Desde que eu comesse alimentos naturais variados, com ingestão calórica adequada, obteria proteína completa em quantidade suficiente. Pelo menos em teoria.
Da teoria à prática
Passei os dois ou três anos seguintes a testar a teoria. Na primavera de 1997, deixei de comer carne. Venci a Voyageur novamente. Em seguida, cortei com o peixe. Ganhei a Voyageur pela terceira vez e cheguei em segundo lugar na minha primeira prova de 160 km, enfrentando as maiores feras mundiais. Quando finalmente virei vegano, em 1999, perdi uma camada de gordura — a camada resultante de comer biscoitos, bolos e pizzas de queijo que onívoros e até vegetarianos vivem devorando.
Aprendi que podia comer mais, apreciar mais os alimentos (as frutas pareciam mais doces, os legumes, mais crocantes e saborosos) e ficar mais magro do que jamais fora na vida. Aumentei a ingestão de grãos integrais e legumes. Músculos que eu nem conhecia, apareceram.

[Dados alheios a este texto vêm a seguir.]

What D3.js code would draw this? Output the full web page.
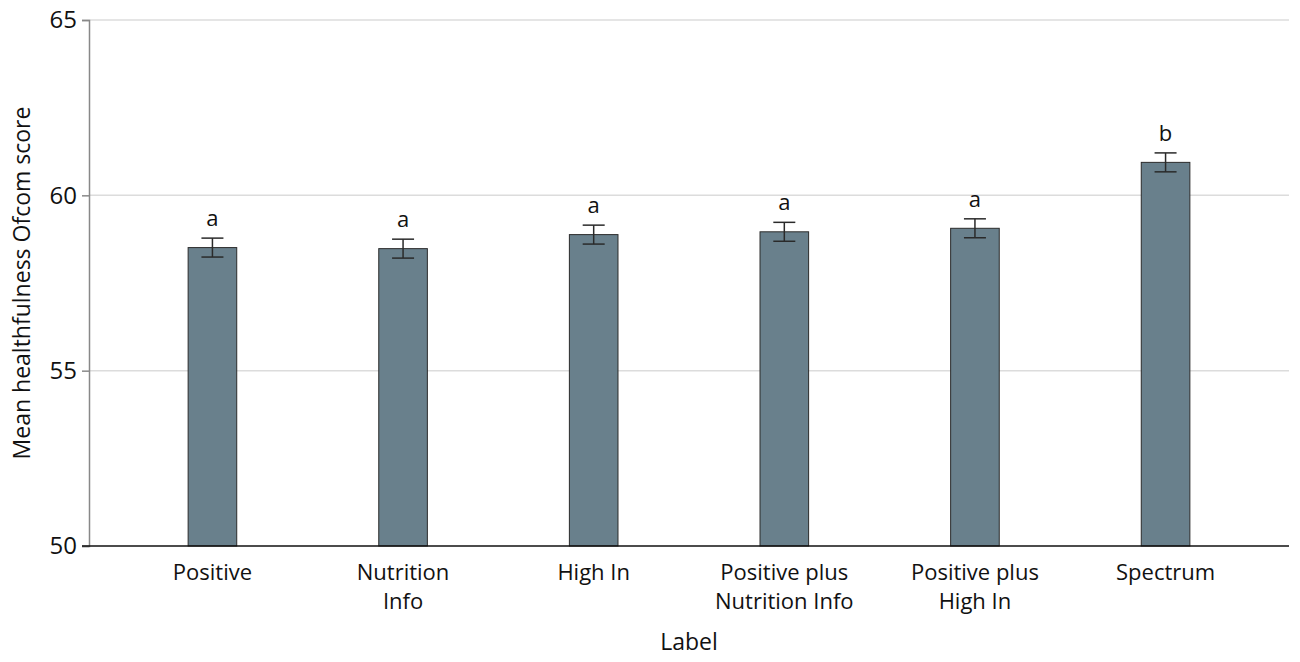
<!DOCTYPE html>
<html>
<head>
<meta charset="utf-8">
<script src="https://cdn.jsdelivr.net/npm/d3@7"></script>
<style>
  body { margin: 0; background: #fff; }
  text { font-family: "Open Sans", "Noto Sans", sans-serif; fill: #111; }
</style>
</head>
<body>
<div id="chart"></div>
<script>
// data
const labels = [["Positive"], ["Nutrition", "Info"], ["High In"],
  ["Positive plus", "Nutrition Info"], ["Positive plus", "High In"], ["Spectrum"]]
const means = [58.51, 58.48, 58.88, 58.96, 59.06, 60.94]
const errs = [0.27, 0.27, 0.27, 0.27, 0.27, 0.27]
const groups = ["a", "a", "a", "a", "a", "b"]
const yTicks = [50, 55, 60, 65]

const W = 1300, H = 662
const margin = { top: 20, right: 11, bottom: 116, left: 89 }
const width = W - margin.left - margin.right
const height = H - margin.top - margin.bottom

const svg = d3.select("#chart").append("svg")
    .attr("width", W).attr("height", H)
const g = svg.append("g")
    .attr("transform", `translate(${margin.left},${margin.top})`)

const x = d3.scaleBand()
    .domain(d3.range(labels.length))
    .range([0, width])
    .paddingInner(0.745)
    .paddingOuter(0.52)
const y = d3.scaleLinear().domain([50, 65]).range([height, 0])

// gridlines
g.selectAll(".grid").data(yTicks.filter(t => t > 50)).enter().append("line")
    .attr("x1", 0).attr("x2", width)
    .attr("y1", d => y(d)).attr("y2", d => y(d))
    .attr("stroke", "#dcdcdc").attr("stroke-width", 1.5)

// y axis
const yAxis = g.append("g")
    .call(d3.axisLeft(y).tickValues(yTicks).tickSize(7).tickPadding(5))
yAxis.select(".domain").attr("stroke", "#888").attr("stroke-width", 1.5)
yAxis.selectAll(".tick line").attr("stroke", "#888").attr("stroke-width", 1.5)
yAxis.selectAll("text").style("font-size", "24px").attr("fill", "#111")

// bars
g.selectAll(".bar").data(means).enter().append("rect")
    .attr("x", (d, i) => x(i))
    .attr("width", x.bandwidth())
    .attr("y", d => y(d))
    .attr("height", d => height - y(d))
    .attr("fill", "#69808c")
    .attr("stroke", "#2b2b2b").attr("stroke-width", 1)

// error bars + group letters
const cap = 11
means.forEach((m, i) => {
    const cx = x(i) + x.bandwidth() / 2
    const eg = g.append("g").attr("stroke", "#2a2a2a").attr("stroke-width", 1.5)
    eg.append("line").attr("x1", cx).attr("x2", cx)
        .attr("y1", y(m + errs[i])).attr("y2", y(m - errs[i]))
    eg.append("line").attr("x1", cx - cap).attr("x2", cx + cap)
        .attr("y1", y(m + errs[i])).attr("y2", y(m + errs[i]))
    eg.append("line").attr("x1", cx - cap).attr("x2", cx + cap)
        .attr("y1", y(m - errs[i])).attr("y2", y(m - errs[i]))
    g.append("text")
        .attr("x", cx).attr("y", y(m + errs[i]) - 12)
        .attr("text-anchor", "middle")
        .style("font-size", "22px")
        .text(groups[i])
})

// x axis baseline
g.append("line")
    .attr("x1", -7).attr("x2", width)
    .attr("y1", height).attr("y2", height)
    .attr("stroke", "#111").attr("stroke-width", 1.5)

// category labels
labels.forEach((lines, i) => {
    const t = g.append("text")
        .attr("x", x(i) + x.bandwidth() / 2)
        .attr("y", height + 34)
        .attr("text-anchor", "middle")
        .style("font-size", "22px")
    lines.forEach((ln, k) => {
        t.append("tspan").attr("x", x(i) + x.bandwidth() / 2)
            .attr("dy", k == 0 ? 0 : 29).text(ln)
    })
})

// axis titles
svg.append("text")
    .attr("x", margin.left + width / 2).attr("y", 650)
    .attr("text-anchor", "middle")
    .style("font-size", "23px")
    .text("Label")

svg.append("text")
    .attr("transform", "translate(30,283) rotate(-90)")
    .attr("text-anchor", "middle")
    .style("font-size", "23px")
    .text("Mean healthfulness Ofcom score")
</script>
</body>
</html>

A minha pressão arterial e o nível de triglicéridos caíram como nunca, o meu HDL, o chamado “bom colesterol”, disparou para a maior taxa de todos os tempos. Eu não tinha praticamente nenhuma inflamação nas articulações, nem após percorrer dezenas de quilómetros, e, nas raras ocasiões em que torci o tornozelo ou caí e bati com o cotovelo ou o joelho, a dor passou com mais rapidez do que nunca. Eu corria de manhã, trabalhava entre 8 a 10 horas por dia, depois corria 16 km à noite — ainda assim, a cada dia despertava com mais energia.
Seria a comida que eu estava acrescentando — as vitaminas e minerais? Ou seria o que eu não estava comendo — as proteínas em excesso, os carbohidratos refinados, as gorduras trans? Eu não conhecia a resposta, mas nunca me havia sentido tão bem”.